→ **Work to do**:
Pictures are not part of the copy. Retype the lines from the first one through the line that contains "47.5, 134, 383]".
—————
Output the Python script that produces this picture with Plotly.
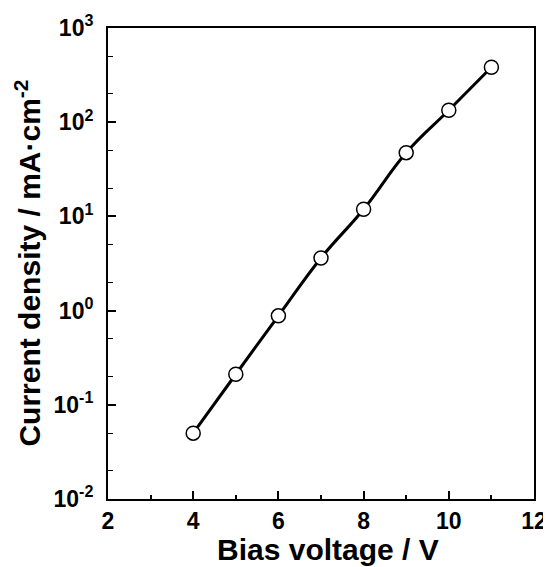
import plotly.graph_objects as go

voltage = [4, 5, 6, 7, 8, 9, 10, 11]
current_density = [0.050, 0.211, 0.88, 3.62, 11.9, 47.5, 134, 383]

y_tickvals = [1e-2, 1e-1, 1e0, 1e1, 1e2, 1e3]
y_ticktext = ["10<sup>-2</sup>", "10<sup>-1</sup>", "10<sup>0</sup>",
              "10<sup>1</sup>", "10<sup>2</sup>", "10<sup>3</sup>"]
x_tickvals = [2, 4, 6, 8, 10, 12]

x_title = "Bias voltage / V"
y_title = "Current density / mA\u00b7cm<sup>-2</sup>"

font_family = "Liberation Sans, Arial, sans-serif"

fig = go.Figure()
fig.add_trace(go.Scatter(
    x=voltage, y=current_density,
    mode="lines+markers",
    line=dict(color="black", width=3, shape="spline", smoothing=1.2),
    marker=dict(symbol="circle", size=14, color="white",
                line=dict(color="black", width=1.5)),
    showlegend=False,
))

# page body has an 8px margin, so the figure is sized to fill the rest
fig.update_layout(
    width=543, height=559,
    margin=dict(l=100, r=17, t=20, b=68, autoexpand=False),
    paper_bgcolor="white", plot_bgcolor="white",
    font=dict(family=font_family, color="black", size=22, weight="bold"),
)

fig.update_xaxes(
    range=[2, 12],
    tickvals=x_tickvals,
    ticks="inside", ticklen=8, tickwidth=1.5, tickcolor="black",
    minor=dict(dtick=1, tick0=1, ticks="inside", ticklen=4, tickwidth=1.5,
               tickcolor="black", showgrid=False),
    showline=True, linecolor="black", linewidth=2, mirror=True,
    showgrid=False, zeroline=False,
    ticklabelstandoff=0,
    tickfont=dict(size=23, family=font_family, weight="bold"),
)

fig.update_yaxes(
    type="log", range=[-2, 3],
    tickvals=y_tickvals, ticktext=y_ticktext,
    ticks="inside", ticklen=8, tickwidth=1.5, tickcolor="black",
    minor=dict(ticks="inside", ticklen=5, tickwidth=1.2, tickcolor="black",
               showgrid=False),
    showline=True, linecolor="black", linewidth=2, mirror=True,
    showgrid=False, zeroline=False,
    ticklabelstandoff=8,
    tickfont=dict(size=23, family=font_family, weight="bold"),
)

fig.add_annotation(
    text=x_title, xref="paper", yref="paper", x=0.516, y=-0.108,
    xanchor="center", yanchor="middle", showarrow=False,
    font=dict(size=30, family=font_family, weight="bold", color="black"),
)
fig.add_annotation(
    text=y_title, xref="paper", yref="paper", x=-0.19, y=0.5,
    xanchor="center", yanchor="middle", textangle=-90, showarrow=False,
    font=dict(size=30, family=font_family, weight="bold", color="black"),
)

fig.write_html("out.html")
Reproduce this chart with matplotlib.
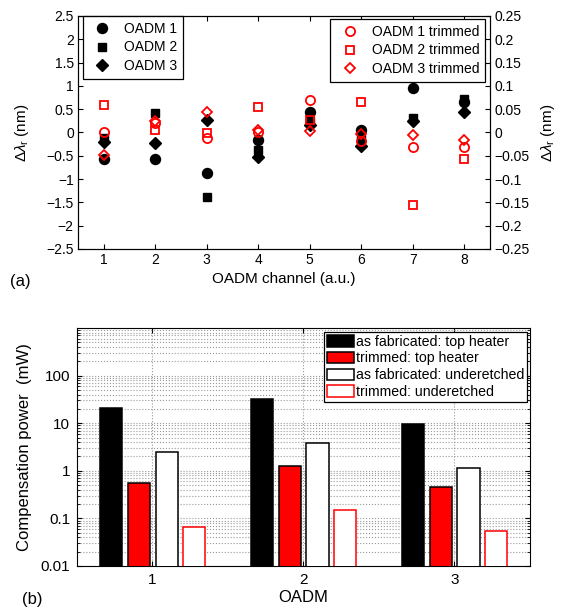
import numpy as np
import matplotlib.pyplot as plt
from matplotlib.ticker import FuncFormatter, LogLocator, NullFormatter
from matplotlib.lines import Line2D

plt.rcParams['font.family'] = ['Liberation Sans', 'DejaVu Sans']
plt.rcParams['mathtext.fontset'] = 'custom'
plt.rcParams['mathtext.rm'] = 'Liberation Sans'
plt.rcParams['mathtext.it'] = 'Liberation Sans:italic'

# panel (a): resonance offset per channel
channels = [1, 2, 3, 4, 5, 6, 7, 8]
oadm1 = [-0.57, -0.57, -0.88, -0.16, 0.43, 0.06, 0.96, 0.65]
oadm2 = [-0.12, 0.41, -1.39, -0.37, 0.24, -0.15, 0.32, 0.71]
oadm3 = [-0.20, -0.23, 0.26, -0.53, 0.15, -0.28, 0.24, 0.44]
oadm1_trim = [0.0, 0.021, -0.012, 0.001, 0.07, -0.018, -0.031, -0.031]
oadm2_trim = [0.058, 0.006, -0.002, 0.055, 0.027, 0.065, -0.155, -0.056]
oadm3_trim = [-0.049, 0.025, 0.043, 0.006, 0.004, -0.004, -0.006, -0.016]

# panel (b): compensation power (mW)
oadm_ids = [1, 2, 3]
fab_top = [20.6, 32.0, 9.6]
trim_top = [0.56, 1.28, 0.46]
fab_under = [2.45, 3.8, 1.17]
trim_under = [0.066, 0.148, 0.054]


def fmt(v, pos):
    v = round(v, 6) + 0.0
    if abs(v) < 1e-9:
        return '0'
    return ('%g' % v).replace('-', '\u2212')


fig = plt.figure(figsize=(5.62, 6.14), dpi=100)

# ---- (a)
ax = fig.add_axes([0.1388, 0.5945, 0.733, 0.3795])
ax2 = ax.twinx()

ax.plot(channels, oadm1, 'o', color='black', ms=7.2, ls='none')
ax.plot(channels, oadm2, 's', color='black', ms=5.8, ls='none')
ax.plot(channels, oadm3, 'D', color='black', ms=6.0, ls='none')
ax2.plot(channels, oadm1_trim, 'o', mfc='none', mec='red', mew=1.3, ms=6.6, ls='none')
ax2.plot(channels, oadm2_trim, 's', mfc='none', mec='red', mew=1.3, ms=5.4, ls='none')
ax2.plot(channels, oadm3_trim, 'D', mfc='none', mec='red', mew=1.3, ms=5.6, ls='none')

ax.set_xlim(0.5, 8.5)
ax.set_ylim(-2.5, 2.5)
ax2.set_ylim(-0.25, 0.25)
ax.set_xticks(channels)
ax.set_yticks(np.arange(-2.5, 2.51, 0.5))
ax2.set_yticks(np.arange(-0.25, 0.251, 0.05))
ax.yaxis.set_major_formatter(FuncFormatter(fmt))
ax2.yaxis.set_major_formatter(FuncFormatter(fmt))
ax.tick_params(direction='in', length=3.5, labelsize=10, top=True, right=False, pad=3)
ax2.tick_params(direction='in', length=3.5, labelsize=10, pad=3)
ax.set_xlabel('OADM channel (a.u.)', fontsize=11)
ax.set_ylabel('$\\Delta\\lambda_\\mathrm{r}$ (nm)', fontsize=11)
ax2.set_ylabel('$\\Delta\\lambda_\\mathrm{r}$ (nm)', fontsize=11)
ax.xaxis.set_label_coords(0.5, -0.10)
ax.yaxis.set_label_coords(-0.115, 0.5)
ax2.yaxis.set_label_coords(1.12, 0.5)

h1 = [Line2D([], [], marker=m, color='black', ls='none', ms=s)
      for m, s in zip(['o', 's', 'D'], [7.2, 5.8, 6.0])]
leg1 = ax.legend(h1, ['OADM 1', 'OADM 2', 'OADM 3'], loc='upper left',
                 bbox_to_anchor=(0.011, 1.0), borderaxespad=0, fontsize=10,
                 fancybox=False, edgecolor='black', framealpha=1,
                 labelspacing=0.35, handletextpad=0.6, borderpad=0.4)
leg1.get_frame().set_linewidth(0.9)
h2 = [Line2D([], [], marker=m, mfc='none', mec='red', mew=1.3, ls='none', ms=s)
      for m, s in zip(['o', 's', 'D'], [6.6, 5.4, 5.6])]
leg2 = ax2.legend(h2, ['OADM 1 trimmed', 'OADM 2 trimmed', 'OADM 3 trimmed'],
                  loc='upper right', bbox_to_anchor=(0.988, 0.987), borderaxespad=0,
                  fontsize=10, fancybox=False, edgecolor='black', framealpha=1,
                  labelspacing=0.35, handletextpad=0.6, borderpad=0.4)
leg2.get_frame().set_linewidth(0.9)
fig.text(0.018, 0.542, '(a)', fontsize=12, va='center')

# ---- (b)
bx = fig.add_axes([0.137, 0.0782, 0.806, 0.3876])
x = np.array(oadm_ids, dtype=float)
w = 0.146
bx.bar(x - 0.273, fab_top, w, color='black', edgecolor='black', lw=1.1, zorder=3,
       label='as fabricated: top heater')
bx.bar(x - 0.09, trim_top, w, color='red', edgecolor='black', lw=1.1, zorder=3,
       label='trimmed: top heater')
bx.bar(x + 0.093, fab_under, w, color='white', edgecolor='black', lw=1.1, zorder=3,
       label='as fabricated: underetched')
bx.bar(x + 0.276, trim_under, w, color='white', edgecolor='red', lw=1.1, zorder=3,
       label='trimmed: underetched')
bx.set_yscale('log')
bx.set_xlim(0.5, 3.5)
bx.set_ylim(0.01, 1000)
bx.set_xticks(oadm_ids)
bx.set_yticks([0.01, 0.1, 1, 10, 100])
bx.yaxis.set_major_formatter(FuncFormatter(fmt))
bx.yaxis.set_minor_locator(LogLocator(base=10, subs=np.arange(2, 10), numticks=20))
bx.yaxis.set_minor_formatter(NullFormatter())
bx.tick_params(which='both', direction='in', top=True, right=True, labelsize=11)
bx.tick_params(which='major', length=3.5, pad=5)
bx.tick_params(which='minor', length=2)
bx.grid(True, which='both', axis='y', ls=':', color='0.6', lw=0.8, zorder=0)
bx.grid(True, which='major', axis='x', ls=':', color='0.6', lw=0.8, zorder=0)
bx.set_xlabel('OADM', fontsize=12)
bx.set_ylabel('Compensation power  (mW)', fontsize=12)
bx.xaxis.set_label_coords(0.5, -0.1)
bx.yaxis.set_label_coords(-0.1, 0.5)
leg3 = bx.legend(loc='upper right', bbox_to_anchor=(0.993, 0.984), borderaxespad=0,
                 fontsize=10.2, fancybox=False, edgecolor='black', framealpha=1,
                 labelspacing=0.2, handletextpad=0.1, borderpad=0.2,
                 handlelength=1.9, handleheight=0.9)
leg3.get_frame().set_linewidth(0.9)
leg3.set_zorder(5)
fig.text(0.04, 0.023, '(b)', fontsize=12, va='center')

fig.savefig('out.png', dpi=100)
—————
→ **Written solution**:
Output the Python script that produces this picture with Plotly.
import plotly.graph_objects as go

voltage = [4, 5, 6, 7, 8, 9, 10, 11]
current_density = [0.050, 0.211, 0.88, 3.62, 11.9, 47.5, 134, 383]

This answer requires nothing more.